Bild: Interessierte Bürger liefern Beobachtungsdaten über das Vorkommen von F…
Schummrig ist’s im Kesselhaus der Berliner Kulturbrauerei. Ein Ort, wo gut
munkeln ist, wo kreative Ideen ausgekocht werden. Die passende Location für
die Premiere der ersten europäischen Konferenz für Bürgerwissenschaften am
vergangenen Wochenende. Anlass war das Jahrestreffen des Vereins [1][ECSA
(European Citizen Science Association], auf deutsch: Verein der
europäischen Bürgerwissenschaften), der schon seit drei Jahren besteht,
sich aber bisher nur zu förmlichen Mitgliederversammlungen traf.
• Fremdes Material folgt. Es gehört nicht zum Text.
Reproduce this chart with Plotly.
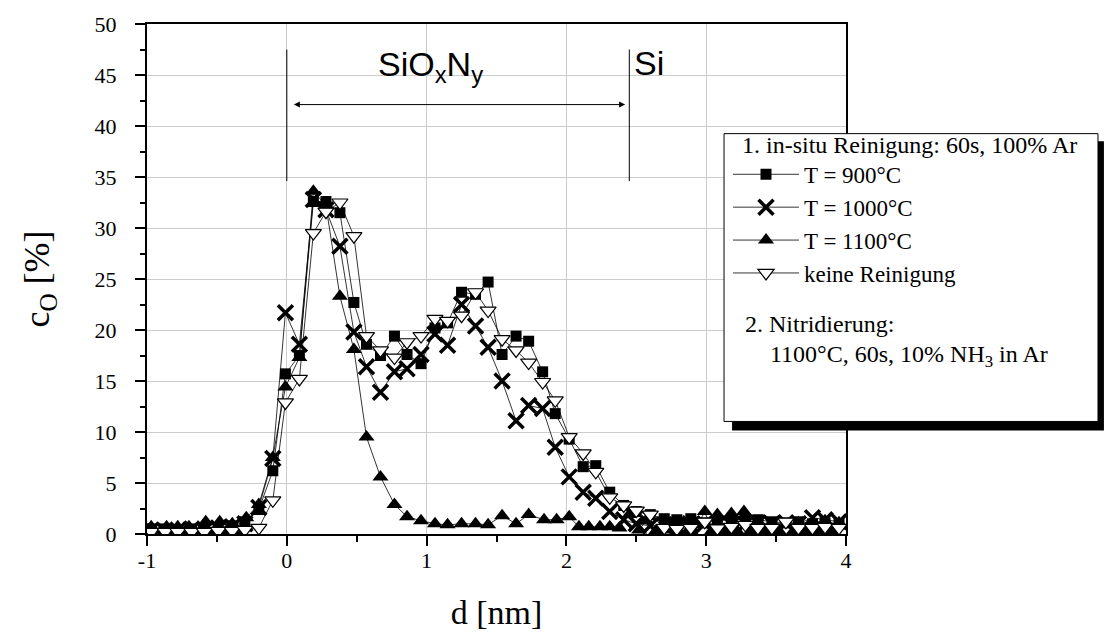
import plotly.graph_objects as go

# depth grid (nm) shared by three series
d_grid = [-0.97, -0.87, -0.78, -0.68, -0.59, -0.49, -0.39, -0.30, -0.20, -0.10,
          -0.01, 0.09, 0.19, 0.28, 0.38, 0.48, 0.57, 0.67, 0.77, 0.86,
          0.96, 1.06, 1.15, 1.25, 1.35, 1.44, 1.54, 1.64, 1.73, 1.83,
          1.92, 2.02, 2.12, 2.21, 2.31, 2.41, 2.50, 2.60, 2.70, 2.79,
          2.89, 2.99, 3.08, 3.18, 3.28, 3.37, 3.47, 3.57, 3.66, 3.76,
          3.85, 3.95]

c_900 = [0.5, 0.5, 0.4, 0.5, 0.5, 0.6, 0.8, 1.2, 2.4, 6.2,
         15.7, 17.5, 32.6, 32.6, 31.5, 22.7, 18.6, 17.5, 19.4, 17.6,
         16.7, 20.2, 20.7, 23.7, 23.5, 24.7, 17.6, 19.4, 18.9, 15.9,
         11.8, 9.3, 6.6, 6.7, 4.1, 2.8, 2.2, 1.9, 1.5, 1.4,
         1.5, 1.1, 1.3, 1.4, 1.5, 1.4, 1.2, 1.1, 1.2, 1.0,
         1.1, 1.0]

c_1000 = [0.4, 0.3, 0.4, 0.5, 0.4, 0.6, 0.7, 1.0, 2.6, 7.4,
          21.7, 18.6, 32.8, 31.8, 28.2, 19.8, 16.4, 13.9, 15.9, 16.2,
          17.6, 19.6, 18.5, 22.5, 20.4, 18.3, 15.0, 11.1, 12.6, 12.3,
          8.5, 5.6, 4.1, 3.5, 2.2, 1.4, 1.0, 0.8, 0.9, 0.8,
          0.9, 1.0, 1.0, 0.9, 1.0, 1.1, 1.0, 1.1, 1.0, 1.6,
          1.4, 1.2]

c_none = [0.2, 0.2, 0.2, 0.2, 0.2, 0.3, 0.3, 0.4, 0.6, 3.3,
          12.9, 15.2, 29.5, 31.6, 32.5, 29.2, 19.4, 18.0, 17.3, 18.8,
          19.4, 21.1, 20.9, 21.4, 23.7, 21.9, 19.1, 18.0, 16.8, 14.9,
          13.1, 9.5, 7.9, 6.1, 3.6, 2.8, 2.3, 1.9, 0.6, 0.5,
          0.6, 1.2, 0.55, 0.7, 0.9, 0.6, 0.6, 1.2, 0.6, 0.6,
          0.7, 0.6]

# 1100 °C series has its own (denser) depth sampling
d_1100 = [-0.97, -0.91, -0.86, -0.82, -0.78, -0.72, -0.70, -0.63, -0.58, -0.53,
          -0.48, -0.43, -0.39, -0.34, -0.29, -0.20, -0.10, -0.01, 0.09, 0.19,
          0.28, 0.38, 0.48, 0.57, 0.67, 0.77, 0.86, 0.96, 1.06, 1.15,
          1.25, 1.35, 1.44, 1.54, 1.64, 1.73, 1.84, 1.93, 2.02, 2.09,
          2.16, 2.24, 2.31, 2.38, 2.45, 2.52, 2.57, 2.64, 2.69, 2.74,
          2.79, 2.84, 2.89, 2.94, 2.99, 3.04, 3.08, 3.13, 3.18, 3.22,
          3.27, 3.32, 3.37, 3.42, 3.47, 3.52, 3.57, 3.62, 3.66, 3.71,
          3.76, 3.81, 3.85, 3.90, 3.95]
c_1100 = [0.7, 0.1, 0.7, 0.1, 0.7, 0.1, 0.7, 0.1, 1.2, 0.1,
          1.2, 0.1, 1.0, 0.1, 1.6, 2.9, 7.5, 14.4, 17.3, 33.6,
          32.2, 23.3, 18.1, 9.5, 5.6, 2.9, 1.7, 1.3, 1.0, 0.9,
          1.0, 1.0, 0.9, 1.8, 1.0, 1.9, 1.4, 1.4, 1.7, 0.7,
          0.7, 0.7, 0.7, 0.6, 1.9, 0.4, 1.3, 0.3, 0.4, 1.0,
          0.3, 1.2, 0.3, 0.9, 2.2, 0.3, 1.9, 0.3, 2.0, 0.3,
          2.2, 0.3, 1.2, 0.3, 1.0, 0.3, 0.9, 0.2, 1.1, 0.2,
          1.0, 0.2, 1.3, 0.2, 1.1]

series_names = ["T = 900°C", "T = 1000°C", "T = 1100°C", "keine Reinigung"]
x_tick_vals = [-1, 0, 1, 2, 3, 4]
x_tick_text = ["-1", "0", "1", "2", "3", "4"]
y_tick_vals = [0, 5, 10, 15, 20, 25, 30, 35, 40, 45, 50]

# layer boundaries / annotation positions (data units)
layer_start = 0.0
layer_end = 2.45
marker_line_bottom = 34.6
marker_line_top = 47.5
arrow_level = 42.1

SERIF = "Liberation Serif, Times New Roman, serif"
SANS = "Liberation Sans, Arial, sans-serif"
LINE = dict(color="black", width=0.8)

fig = go.Figure()

fig.add_trace(go.Scatter(x=d_grid, y=c_900, name=series_names[0], mode="lines+markers",
                         line=LINE, marker=dict(symbol="square", size=11, color="black"),
                         legendrank=1))
fig.add_trace(go.Scatter(x=d_1100, y=c_1100, name=series_names[2], mode="lines+markers",
                         line=LINE, marker=dict(symbol="triangle-up", size=14, color="black"),
                         legendrank=3))
fig.add_trace(go.Scatter(x=d_grid, y=c_1000, name=series_names[1], mode="lines+markers",
                         line=LINE, marker=dict(symbol="x-thin", size=15,
                                                line=dict(color="black", width=3.5)),
                         legendrank=2))
fig.add_trace(go.Scatter(x=d_grid, y=c_none, name=series_names[3], mode="lines+markers",
                         line=LINE, marker=dict(symbol="triangle-down", size=14, color="white",
                                                line=dict(color="black", width=1.2)),
                         legendrank=4))

# legend box with shadow (paper coords)
fig.add_shape(type="rect", xref="paper", yref="paper", x0=0.837, x1=1.369, y0=0.203, y1=0.77,
              fillcolor="black", line=dict(width=0), layer="above")
fig.add_shape(type="rect", xref="paper", yref="paper", x0=0.8255, x1=1.3605, y0=0.2207, y1=0.785,
              fillcolor="white", line=dict(color="black", width=1), layer="above")

# layer markers
for xv in (layer_start, layer_end):
    fig.add_shape(type="line", x0=xv, x1=xv, y0=marker_line_bottom, y1=marker_line_top,
                  line=dict(color="black", width=1))
fig.add_annotation(x=2.42, y=arrow_level, ax=0.04, ay=arrow_level, axref="x", ayref="y",
                   text="", showarrow=True, arrowhead=2, arrowside="end+start",
                   arrowwidth=1, arrowsize=1.2, arrowcolor="black")
fig.add_annotation(x=1.03, y=45.8, text="SiO<sub>x</sub>N<sub>y</sub>", showarrow=False,
                   font=dict(family=SANS, size=34, color="black"))
fig.add_annotation(x=layer_end + 0.02, y=46.2, text="Si", showarrow=False, xanchor="left",
                   font=dict(family=SANS, size=34, color="black"))

# second part of legend text
fig.add_annotation(xref="paper", yref="paper", x=(743 - 147) / 699, y=(534 - 323) / 512,
                   xanchor="left", yanchor="middle", showarrow=False, text="2. Nitridierung:",
                   font=dict(family=SERIF, size=24, color="black"))
fig.add_annotation(xref="paper", yref="paper", x=(768 - 147) / 699, y=(534 - 355) / 512,
                   xanchor="left", yanchor="middle", showarrow=False,
                   text="1100°C, 60s, 10% NH<sub>3</sub> in Ar",
                   font=dict(family=SERIF, size=24, color="black"))

axis_common = dict(showline=True, linecolor="black", linewidth=2, mirror=True,
                   ticks="outside", ticklen=10, tickwidth=1.5, tickcolor="black",
                   showgrid=True, gridcolor="#cccccc", gridwidth=1, zeroline=False,
                   tickfont=dict(family=SERIF, size=22, color="black"))

fig.update_xaxes(range=[-1, 4], tickvals=x_tick_vals, ticktext=x_tick_text, ticklabelstandoff=-4,
                 minor=dict(dtick=0.5, ticklen=6, tickcolor="black", ticks="outside", showgrid=False),
                 title=dict(text="d [nm]", font=dict(family=SERIF, size=34, color="black"), standoff=28),
                 **axis_common)
fig.update_yaxes(range=[0, 50], tickvals=y_tick_vals, ticklabelstandoff=14,
                 minor=dict(dtick=2.5, ticklen=5, tickcolor="black", ticks="outside", showgrid=False),
                 title=dict(text="c<sub>O</sub> [%]", font=dict(family=SERIF, size=36, color="black"), standoff=34),
                 **axis_common)

fig.update_layout(
    width=1112, height=642,
    margin=dict(l=147, r=266, t=22, b=108),
    paper_bgcolor="white", plot_bgcolor="white",
    showlegend=True,
    legend=dict(x=(728 - 147) / 699, y=(534 - 120) / 512, xanchor="left", yanchor="top",
                bgcolor="rgba(0,0,0,0)", borderwidth=0, itemwidth=66,
                font=dict(family=SERIF, size=23, color="black"),
                title=dict(text="&nbsp;&nbsp;1. in-situ Reinigung: 60s, 100% Ar",
                           font=dict(family=SERIF, size=24, color="black")),
                tracegroupgap=0),
)

fig.write_html("out.html", config={"displayModeBar": False},
               post_script="document.body.style.margin='0';")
In Berlin
wurde das Meeting zu einem richtigen Festival ausgerollt, das den über den
Kontinent verstreuten Wissenschaftsfreunden die Gelegenheit bot, sich
gegenseitig kennenzulernen: in Vorträgen, Workshops, Posterpräsentationen
und bei Feten.
„Citizen Science ist jetzt eine weltweite Bewegung“, stellte Katrin Vohland
vom Berliner [2][Museum für Naturkunde] und Vizevorsitzende der ECSA zur
Eröffnung unter Begrüßung von Gästen auch aus den USA und Australien fest.
Kennzeichen der Bewegung sei der Trend zur Ausbreitung nach außen und der
Entwicklung einer Selbstidentität nach innen.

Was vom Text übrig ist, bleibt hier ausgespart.